= County governor (Norway) =

Norwegian government agency

Emblem of the County Governors

The county governor (statsforvalteren; statsforvaltaren, lit. 'state administrator' in English) is a Norwegian government agency that represents the central government administration in all counties of Norway. Responsible for a number of supervision and management duties, the governor is the representative of the king and the government of Norway in each county, functioning as the connection between the state and the municipalities. The county governor is subordinate to the Ministry of Local Government and Modernisation, but also to the other ministries in their respective duties.

The main responsibilities of the governor include controlling and being an instance of appeal for municipal decisions and the main instance for exercising state regulation of agriculture and local environmental impact. The governor is also responsible for civil matters including marriage, divorce and citizenship. if a municipality fails to balance its budget, the governor enters the municipality into the Register for Governmental Approval of Financial Obligations and obtain some control over the municipality's finances.

The governor is part of the executive branch and is formally appointed by the King-in-Council. The governor of Svalbard has wider authorities, including for the police. The (appointed) county governor should not be confused with the (elected) Chair of the County Council, more commonly known as the county mayor (fylkesordfører).

==History==
The county governor has been an institution since the 12th century, though the institution has had many names, including sysselmann, lensmann, amtmann, fylkesmann and now the gender neutral statsforvalter.
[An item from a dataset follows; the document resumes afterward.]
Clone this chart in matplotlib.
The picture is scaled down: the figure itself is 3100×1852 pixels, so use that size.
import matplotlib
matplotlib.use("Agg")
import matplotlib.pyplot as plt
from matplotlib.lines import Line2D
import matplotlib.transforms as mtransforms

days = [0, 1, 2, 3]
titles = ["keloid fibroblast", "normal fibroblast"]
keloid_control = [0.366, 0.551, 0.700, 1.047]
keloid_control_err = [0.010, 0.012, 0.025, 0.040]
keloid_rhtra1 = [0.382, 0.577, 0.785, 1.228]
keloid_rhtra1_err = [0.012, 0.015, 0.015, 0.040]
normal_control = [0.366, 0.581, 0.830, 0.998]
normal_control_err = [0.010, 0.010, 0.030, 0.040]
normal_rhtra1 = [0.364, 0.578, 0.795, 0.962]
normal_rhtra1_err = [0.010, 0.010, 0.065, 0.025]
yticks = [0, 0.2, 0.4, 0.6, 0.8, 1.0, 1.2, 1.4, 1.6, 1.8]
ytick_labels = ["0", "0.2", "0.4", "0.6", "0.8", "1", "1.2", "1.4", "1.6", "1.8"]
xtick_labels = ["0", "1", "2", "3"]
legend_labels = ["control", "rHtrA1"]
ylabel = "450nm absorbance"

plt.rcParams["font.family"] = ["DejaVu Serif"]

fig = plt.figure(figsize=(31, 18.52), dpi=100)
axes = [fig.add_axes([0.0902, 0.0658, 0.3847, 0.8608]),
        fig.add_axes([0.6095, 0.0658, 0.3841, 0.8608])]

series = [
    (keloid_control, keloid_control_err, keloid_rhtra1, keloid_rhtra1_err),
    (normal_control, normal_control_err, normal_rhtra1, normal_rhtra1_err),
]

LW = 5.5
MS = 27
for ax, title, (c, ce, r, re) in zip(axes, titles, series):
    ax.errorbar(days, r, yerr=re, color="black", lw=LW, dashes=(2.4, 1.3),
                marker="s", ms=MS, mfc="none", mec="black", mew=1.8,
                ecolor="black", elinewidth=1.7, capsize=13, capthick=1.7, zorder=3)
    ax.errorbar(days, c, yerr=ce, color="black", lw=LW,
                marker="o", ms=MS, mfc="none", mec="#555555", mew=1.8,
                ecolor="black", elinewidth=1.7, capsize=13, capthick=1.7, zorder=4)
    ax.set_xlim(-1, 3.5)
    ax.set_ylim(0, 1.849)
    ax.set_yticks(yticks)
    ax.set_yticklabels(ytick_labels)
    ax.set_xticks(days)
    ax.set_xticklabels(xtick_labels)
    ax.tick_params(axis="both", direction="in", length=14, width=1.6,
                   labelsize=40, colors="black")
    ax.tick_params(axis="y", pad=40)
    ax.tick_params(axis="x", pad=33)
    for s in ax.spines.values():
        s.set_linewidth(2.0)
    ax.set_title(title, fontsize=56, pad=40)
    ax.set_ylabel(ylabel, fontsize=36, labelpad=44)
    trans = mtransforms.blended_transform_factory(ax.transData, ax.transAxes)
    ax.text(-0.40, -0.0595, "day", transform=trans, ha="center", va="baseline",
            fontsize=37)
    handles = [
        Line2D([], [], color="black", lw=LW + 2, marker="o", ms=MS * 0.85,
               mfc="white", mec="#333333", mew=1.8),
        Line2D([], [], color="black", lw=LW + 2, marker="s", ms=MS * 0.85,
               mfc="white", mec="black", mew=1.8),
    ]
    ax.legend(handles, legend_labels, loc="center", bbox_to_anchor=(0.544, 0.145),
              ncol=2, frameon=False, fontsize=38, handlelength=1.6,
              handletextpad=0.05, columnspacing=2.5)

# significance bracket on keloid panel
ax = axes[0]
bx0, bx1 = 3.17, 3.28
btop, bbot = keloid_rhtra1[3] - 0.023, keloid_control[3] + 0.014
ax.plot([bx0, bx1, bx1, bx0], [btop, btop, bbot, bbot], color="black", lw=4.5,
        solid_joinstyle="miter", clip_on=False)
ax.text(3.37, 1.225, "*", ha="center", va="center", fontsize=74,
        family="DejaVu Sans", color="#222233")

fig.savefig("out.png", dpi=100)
Prior to 1919, the county governor (amtmann) reported to the diocesan governor (stiftamtmann), who oversaw all of the counties with a diocese in Norway. The role of diocesan governor was abolished on 1 January 1919. Also on that date, the title of amtmann was changed to fylkesmann. On 1 January 2021, the title of fylkesmann was changed to the new, gender neutral statsforvalter (lit. state administrator).

In 1976, the county municipality was created as a separate, elected body that oversees each county and the role of the county governor was changed to accommodate this.

==Governors==
After the Solberg Cabinet's regional reforms and the partial reversal of this by the Støre Cabinet, the number of county governors does not correspond to the number of counties nor constituencies anymore. There are 10 County Governor agencies for 15 counties. The following agencies are as follows:

| Agency | Counties within agency | Constituencies within agency | Agency seat | Governor |
|---|---|---|---|---|
| Agder | Agder | Aust-Agder Vest-Agder | Arendal | Gina Lund |
| Innlandet | Innlandet | Hedmark Oppland | Lillehammer | Knut Storberget |
| Møre og Romsdal | Møre og Romsdal | Møre og Romsdal | Molde | Else-May Norderhus |
| Nordland | Nordland | Nordland | Bodø | Tom Cato Karlsen |
| Østfold, Buskerud, Oslo og Akershus | Akershus Buskerud Oslo Østfold | Akershus Buskerud Oslo Østfold | Moss | Ingvild Aleksandersen (acting) |
| Rogaland | Rogaland | Rogaland | Stavanger | Bent Høie |
| Troms og Finnmark | Finnmark Troms | Finnmark Troms | Vadsø | Runar Sjåstad |
| Trøndelag | Trøndelag | Nord-Trøndelag Sør-Trøndelag | Trondheim | Frank Jenssen |
| Vestfold og Telemark | Telemark Vestfold | Telemark Vestfold | Tønsberg | Trond Rønningen |
| Vestland | Vestland | Hordaland Sogn og Fjordane | Hermansverk | Liv Signe Navarsete |

In recent times, county governors are former politicians or have a background in the police force. It is uncommon for governors to hold an office for less than a decade, and many of the present governors were appointed in the 1990s. It has often been seen as a way to retire former high-office politicians from active political duty, and at the same time issue a high-standing position in the public administration at their home place.

Although almost all county governors are former active politicians, it has been regarded as customary that an incumbent county governor does not participate in partisan politics.